- Task requirements -
Exclude the pictures and return every line exactly as written.

┄┄┄┄┄┄┄┄┄┄

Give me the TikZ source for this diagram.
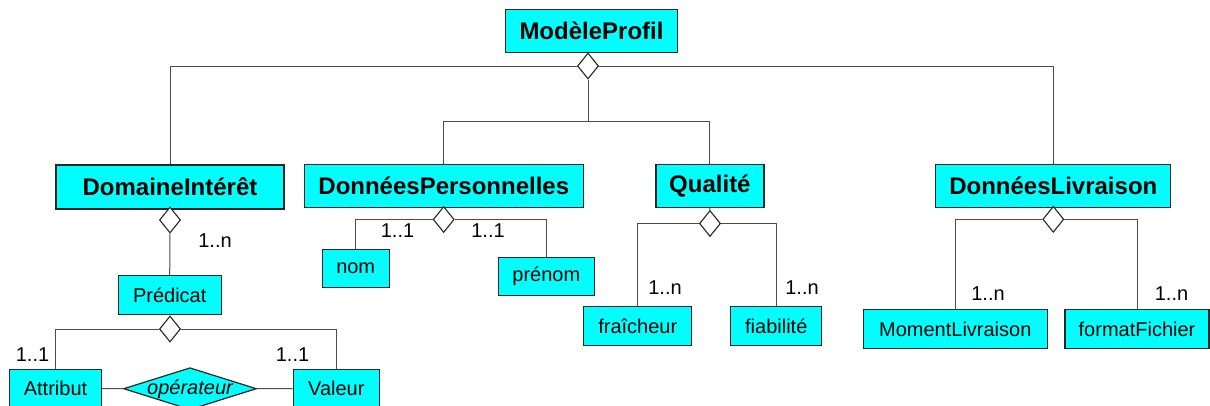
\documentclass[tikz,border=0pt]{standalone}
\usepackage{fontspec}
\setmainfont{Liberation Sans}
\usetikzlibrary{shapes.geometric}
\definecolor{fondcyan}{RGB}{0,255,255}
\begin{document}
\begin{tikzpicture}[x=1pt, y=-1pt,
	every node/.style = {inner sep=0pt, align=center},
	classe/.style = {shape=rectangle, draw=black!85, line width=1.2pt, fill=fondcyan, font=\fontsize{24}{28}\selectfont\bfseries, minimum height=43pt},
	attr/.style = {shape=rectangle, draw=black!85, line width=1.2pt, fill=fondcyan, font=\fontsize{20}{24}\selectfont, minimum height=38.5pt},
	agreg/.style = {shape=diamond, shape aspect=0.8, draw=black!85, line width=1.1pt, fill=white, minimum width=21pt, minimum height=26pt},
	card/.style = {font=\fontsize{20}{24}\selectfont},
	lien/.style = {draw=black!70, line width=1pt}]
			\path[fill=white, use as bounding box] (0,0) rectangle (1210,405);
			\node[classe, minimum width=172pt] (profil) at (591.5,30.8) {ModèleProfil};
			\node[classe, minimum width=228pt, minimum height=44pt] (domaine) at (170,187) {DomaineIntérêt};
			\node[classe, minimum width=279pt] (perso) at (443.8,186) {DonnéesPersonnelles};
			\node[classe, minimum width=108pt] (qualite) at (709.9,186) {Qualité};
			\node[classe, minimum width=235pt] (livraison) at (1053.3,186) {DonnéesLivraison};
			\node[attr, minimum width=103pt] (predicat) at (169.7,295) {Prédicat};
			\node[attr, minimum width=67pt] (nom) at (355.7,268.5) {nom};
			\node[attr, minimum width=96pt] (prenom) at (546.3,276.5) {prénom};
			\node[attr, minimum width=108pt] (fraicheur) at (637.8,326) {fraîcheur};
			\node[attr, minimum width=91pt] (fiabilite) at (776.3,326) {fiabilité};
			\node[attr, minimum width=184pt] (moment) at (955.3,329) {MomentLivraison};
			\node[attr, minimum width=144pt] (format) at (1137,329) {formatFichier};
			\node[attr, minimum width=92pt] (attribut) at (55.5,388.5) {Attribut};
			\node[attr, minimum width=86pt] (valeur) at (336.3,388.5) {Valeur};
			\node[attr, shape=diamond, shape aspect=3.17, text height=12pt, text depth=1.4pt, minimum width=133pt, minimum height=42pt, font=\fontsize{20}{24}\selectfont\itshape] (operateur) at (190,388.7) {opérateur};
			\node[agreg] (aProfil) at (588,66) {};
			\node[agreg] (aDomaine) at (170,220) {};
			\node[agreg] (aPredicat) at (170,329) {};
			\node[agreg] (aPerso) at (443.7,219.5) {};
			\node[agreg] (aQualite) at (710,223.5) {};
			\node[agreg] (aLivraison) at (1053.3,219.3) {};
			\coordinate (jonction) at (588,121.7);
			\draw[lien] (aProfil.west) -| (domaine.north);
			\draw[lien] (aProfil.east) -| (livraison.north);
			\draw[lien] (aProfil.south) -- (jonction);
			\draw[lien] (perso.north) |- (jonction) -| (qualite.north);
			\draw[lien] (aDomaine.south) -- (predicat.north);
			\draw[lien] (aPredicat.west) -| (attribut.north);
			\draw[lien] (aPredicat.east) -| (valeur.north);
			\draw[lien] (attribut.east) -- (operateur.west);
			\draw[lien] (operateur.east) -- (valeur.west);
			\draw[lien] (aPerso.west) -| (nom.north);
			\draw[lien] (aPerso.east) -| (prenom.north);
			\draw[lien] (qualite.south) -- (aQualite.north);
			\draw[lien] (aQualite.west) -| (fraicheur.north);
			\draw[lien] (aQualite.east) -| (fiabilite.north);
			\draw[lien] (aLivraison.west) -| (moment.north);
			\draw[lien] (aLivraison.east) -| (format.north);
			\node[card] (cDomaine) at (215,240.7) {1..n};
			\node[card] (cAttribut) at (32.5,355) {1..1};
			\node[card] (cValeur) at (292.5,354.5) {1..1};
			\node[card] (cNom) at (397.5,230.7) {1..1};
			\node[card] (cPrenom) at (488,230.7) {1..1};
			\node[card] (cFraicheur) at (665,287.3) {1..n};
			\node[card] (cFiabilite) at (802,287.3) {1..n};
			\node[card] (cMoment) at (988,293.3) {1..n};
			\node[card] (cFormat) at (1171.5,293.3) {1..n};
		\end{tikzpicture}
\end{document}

┄┄┄┄┄┄┄┄┄┄

- Solution to the problem -
Give me the TikZ source for this diagram.
\documentclass[tikz,border=0pt]{standalone}
\usepackage{fontspec}
\setmainfont{Liberation Sans}
\usetikzlibrary{shapes.geometric}
\definecolor{fondcyan}{RGB}{0,255,255}
\begin{document}
\begin{tikzpicture}[x=1pt, y=-1pt,
	every node/.style = {inner sep=0pt, align=center},
	classe/.style = {shape=rectangle, draw=black!85, line width=1.2pt, fill=fondcyan, font=\fontsize{24}{28}\selectfont\bfseries, minimum height=43pt},
	attr/.style = {shape=rectangle, draw=black!85, line width=1.2pt, fill=fondcyan, font=\fontsize{20}{24}\selectfont, minimum height=38.5pt},
	agreg/.style = {shape=diamond, shape aspect=0.8, draw=black!85, line width=1.1pt, fill=white, minimum width=21pt, minimum height=26pt},
	card/.style = {font=\fontsize{20}{24}\selectfont},
	lien/.style = {draw=black!70, line width=1pt}]
			\path[fill=white, use as bounding box] (0,0) rectangle (1210,405);
			\node[classe, minimum width=172pt] (profil) at (591.5,30.8) {ModèleProfil};
			\node[classe, minimum width=228pt, minimum height=44pt] (domaine) at (170,187) {DomaineIntérêt};
			\node[classe, minimum width=279pt] (perso) at (443.8,186) {DonnéesPersonnelles};
			\node[classe, minimum width=108pt] (qualite) at (709.9,186) {Qualité};
			\node[classe, minimum width=235pt] (livraison) at (1053.3,186) {DonnéesLivraison};
			\node[attr, minimum width=103pt] (predicat) at (169.7,295) {Prédicat};
			\node[attr, minimum width=67pt] (nom) at (355.7,268.5) {nom};
			\node[attr, minimum width=96pt] (prenom) at (546.3,276.5) {prénom};
			\node[attr, minimum width=108pt] (fraicheur) at (637.8,326) {fraîcheur};
			\node[attr, minimum width=91pt] (fiabilite) at (776.3,326) {fiabilité};
			\node[attr, minimum width=184pt] (moment) at (955.3,329) {MomentLivraison};
			\node[attr, minimum width=144pt] (format) at (1137,329) {formatFichier};
			\node[attr, minimum width=92pt] (attribut) at (55.5,388.5) {Attribut};
			\node[attr, minimum width=86pt] (valeur) at (336.3,388.5) {Valeur};
			\node[attr, shape=diamond, shape aspect=3.17, text height=12pt, text depth=1.4pt, minimum width=133pt, minimum height=42pt, font=\fontsize{20}{24}\selectfont\itshape] (operateur) at (190,388.7) {opérateur};
			\node[agreg] (aProfil) at (588,66) {};
			\node[agreg] (aDomaine) at (170,220) {};
			\node[agreg] (aPredicat) at (170,329) {};
			\node[agreg] (aPerso) at (443.7,219.5) {};
			\node[agreg] (aQualite) at (710,223.5) {};
			\node[agreg] (aLivraison) at (1053.3,219.3) {};
			\coordinate (jonction) at (588,121.7);
			\draw[lien] (aProfil.west) -| (domaine.north);
			\draw[lien] (aProfil.east) -| (livraison.north);
			\draw[lien] (aProfil.south) -- (jonction);
			\draw[lien] (perso.north) |- (jonction) -| (qualite.north);
			\draw[lien] (aDomaine.south) -- (predicat.north);
			\draw[lien] (aPredicat.west) -| (attribut.north);
			\draw[lien] (aPredicat.east) -| (valeur.north);
			\draw[lien] (attribut.east) -- (operateur.west);
			\draw[lien] (operateur.east) -- (valeur.west);
			\draw[lien] (aPerso.west) -| (nom.north);
			\draw[lien] (aPerso.east) -| (prenom.north);
			\draw[lien] (qualite.south) -- (aQualite.north);
			\draw[lien] (aQualite.west) -| (fraicheur.north);
			\draw[lien] (aQualite.east) -| (fiabilite.north);
			\draw[lien] (aLivraison.west) -| (moment.north);
			\draw[lien] (aLivraison.east) -| (format.north);
			\node[card] (cDomaine) at (215,240.7) {1..n};
			\node[card] (cAttribut) at (32.5,355) {1..1};
			\node[card] (cValeur) at (292.5,354.5) {1..1};
			\node[card] (cNom) at (397.5,230.7) {1..1};
			\node[card] (cPrenom) at (488,230.7) {1..1};
			\node[card] (cFraicheur) at (665,287.3) {1..n};
			\node[card] (cFiabilite) at (802,287.3) {1..n};
			\node[card] (cMoment) at (988,293.3) {1..n};
			\node[card] (cFormat) at (1171.5,293.3) {1..n};
		\end{tikzpicture}
\end{document}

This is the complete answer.